The most interesting aspect of this download, published by an outfit called “Fuzzy Memories” that obviously was dubbed from someone’s VHS (or maybe Beta) recording of the show as it was aired in Chicago on August 8, 1976 (actually a rerun from the original air date of February 8, 1976), is that it included all the original commercials. In fact, there was an oddly schizoid effect in that YouTube was also cutting in with modern commercials, and the dichotomy only proved that the more commercials have changed, the more they have stayed the same.

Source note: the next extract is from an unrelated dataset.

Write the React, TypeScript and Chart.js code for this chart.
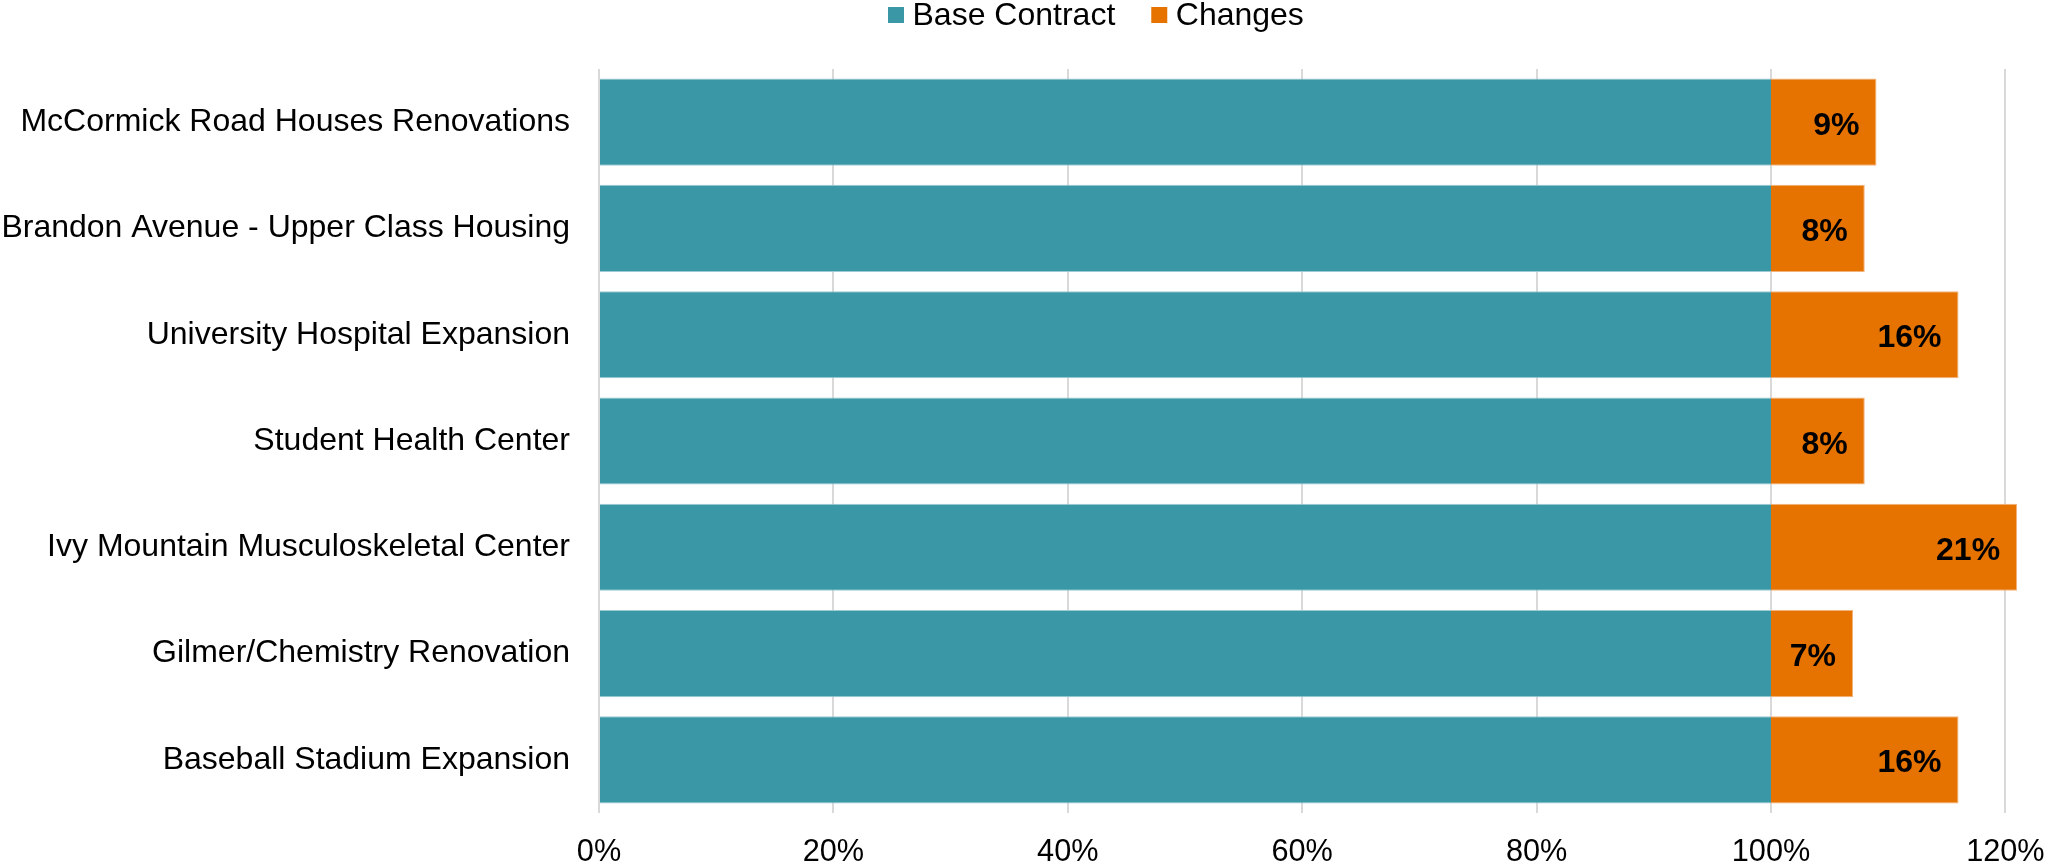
import React, { useEffect, useRef } from "react";
import { Chart, registerables } from "chart.js";

Chart.register(...registerables);

const categories = [
  "McCormick Road Houses Renovations",
  "Brandon Avenue - Upper Class Housing",
  "University Hospital Expansion",
  "Student Health Center",
  "Ivy Mountain Musculoskeletal Center",
  "Gilmer/Chemistry Renovation",
  "Baseball Stadium Expansion",
];
const baseContract = [100, 100, 100, 100, 100, 100, 100];
const changes = [9, 8, 16, 8, 21, 7, 16];
const xTicks = [0, 20, 40, 60, 80, 100, 120];
const seriesNames = ["Base Contract", "Changes"];

const TEAL = "#3a97a6";
const ORANGE = "#e67300";
const FONT = '"Liberation Sans", Arial, Helvetica, sans-serif';

const dataLabelPlugin = {
  id: "dataLabels",
  afterDatasetsDraw(chart: any) {
    const ctx = chart.ctx;
    const meta = chart.getDatasetMeta(1);
    ctx.save();
    ctx.font = `bold 32px ${FONT}`;
    ctx.fillStyle = "#000";
    ctx.textAlign = "right";
    ctx.textBaseline = "alphabetic";
    meta.data.forEach((bar: any, i: number) => {
      ctx.fillText(`${changes[i]}%`, bar.x - 17, bar.y + 12.5);
    });
    ctx.restore();
  },
};

const legendPlugin = {
  id: "customLegend",
  afterDraw(chart: any) {
    const ctx = chart.ctx;
    ctx.save();
    ctx.font = `32px ${FONT}`;
    ctx.textAlign = "left";
    ctx.textBaseline = "alphabetic";
    let x = 888;
    const colors = [TEAL, ORANGE];
    seriesNames.forEach((name, i) => {
      ctx.fillStyle = colors[i];
      ctx.fillRect(x, 7, 16, 16);
      ctx.fillStyle = "#000";
      ctx.fillText(name, x + 24.5, 25);
      x += 24.5 + ctx.measureText(name).width + 36;
    });
    ctx.restore();
  },
};

export default function App() {
  const ref = useRef<HTMLCanvasElement>(null);
  useEffect(() => {
    if (!ref.current) return;
    const chart = new Chart(ref.current, {
      type: "bar",
      data: {
        labels: categories,
        datasets: [
          {
            label: seriesNames[0],
            data: baseContract,
            backgroundColor: TEAL,
            borderColor: "#9ccbd3",
            borderWidth: { top: 1, bottom: 1, left: 0, right: 0 },
            borderSkipped: false,
            categoryPercentage: 1,
            barPercentage: 0.82,
            clip: false,
          },
          {
            label: seriesNames[1],
            data: changes,
            backgroundColor: ORANGE,
            borderColor: "#f2b27a",
            borderWidth: { top: 1, bottom: 1, left: 0, right: 1 },
            borderSkipped: false,
            categoryPercentage: 1,
            barPercentage: 0.82,
            clip: false,
          },
        ],
      },
      options: {
        indexAxis: "y",
        animation: false,
        responsive: true,
        maintainAspectRatio: false,
        layout: { padding: { top: 69, right: 43.6, left: 0, bottom: 0 } },
        plugins: {
          legend: { display: false },
          tooltip: { enabled: false },
        },
        scales: {
          x: {
            stacked: true,
            min: 0,
            max: 120,
            afterBuildTicks(scale: any) {
              scale.ticks = xTicks.map((v) => ({ value: v }));
            },
            afterFit(scale: any) {
              scale.height = 55;
              scale.paddingRight = 0;
              scale.paddingLeft = 0;
            },
            ticks: {
              callback: (v: any) => `${v}%`,
              color: "#000",
              font: { family: FONT, size: 30.7 },
              padding: 21,
              maxRotation: 0,
            },
            grid: { color: "#d9d9d9", lineWidth: 2, drawTicks: false },
            border: { display: false },
          },
          y: {
            stacked: true,
            afterFit(scale: any) {
              scale.width = 599;
              scale.paddingTop = 0;
              scale.paddingBottom = 0;
            },
            ticks: {
              color: "#000",
              font: { family: FONT, size: 32 },
              padding: 29,
            },
            grid: { display: false, drawTicks: false },
            border: { display: false },
          },
        },
      },
      plugins: [dataLabelPlugin, legendPlugin],
    });
    return () => chart.destroy();
  }, []);
  return (
    <div style={{ position: "fixed", left: 0, top: 0, width: 2049, height: 868, background: "#fff" }}>
      <canvas ref={ref} />
    </div>
  );
}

Towards the end there was a cut-in from NBC’s news department, with Edwin Newman delivering information about the just-completed Democratic convention and the yet-to-occur Republican one – and the most fascinating part of the story was that President Gerald Ford had spoken to a Roman Catholic church audience and stressed his commitment to “the sanctity of life” – which was code word for opposition to abortion. So just 3 ½ years after Roe v. Wade opposition to abortion was already a bedrock position of the Republican Party in Presidential politics!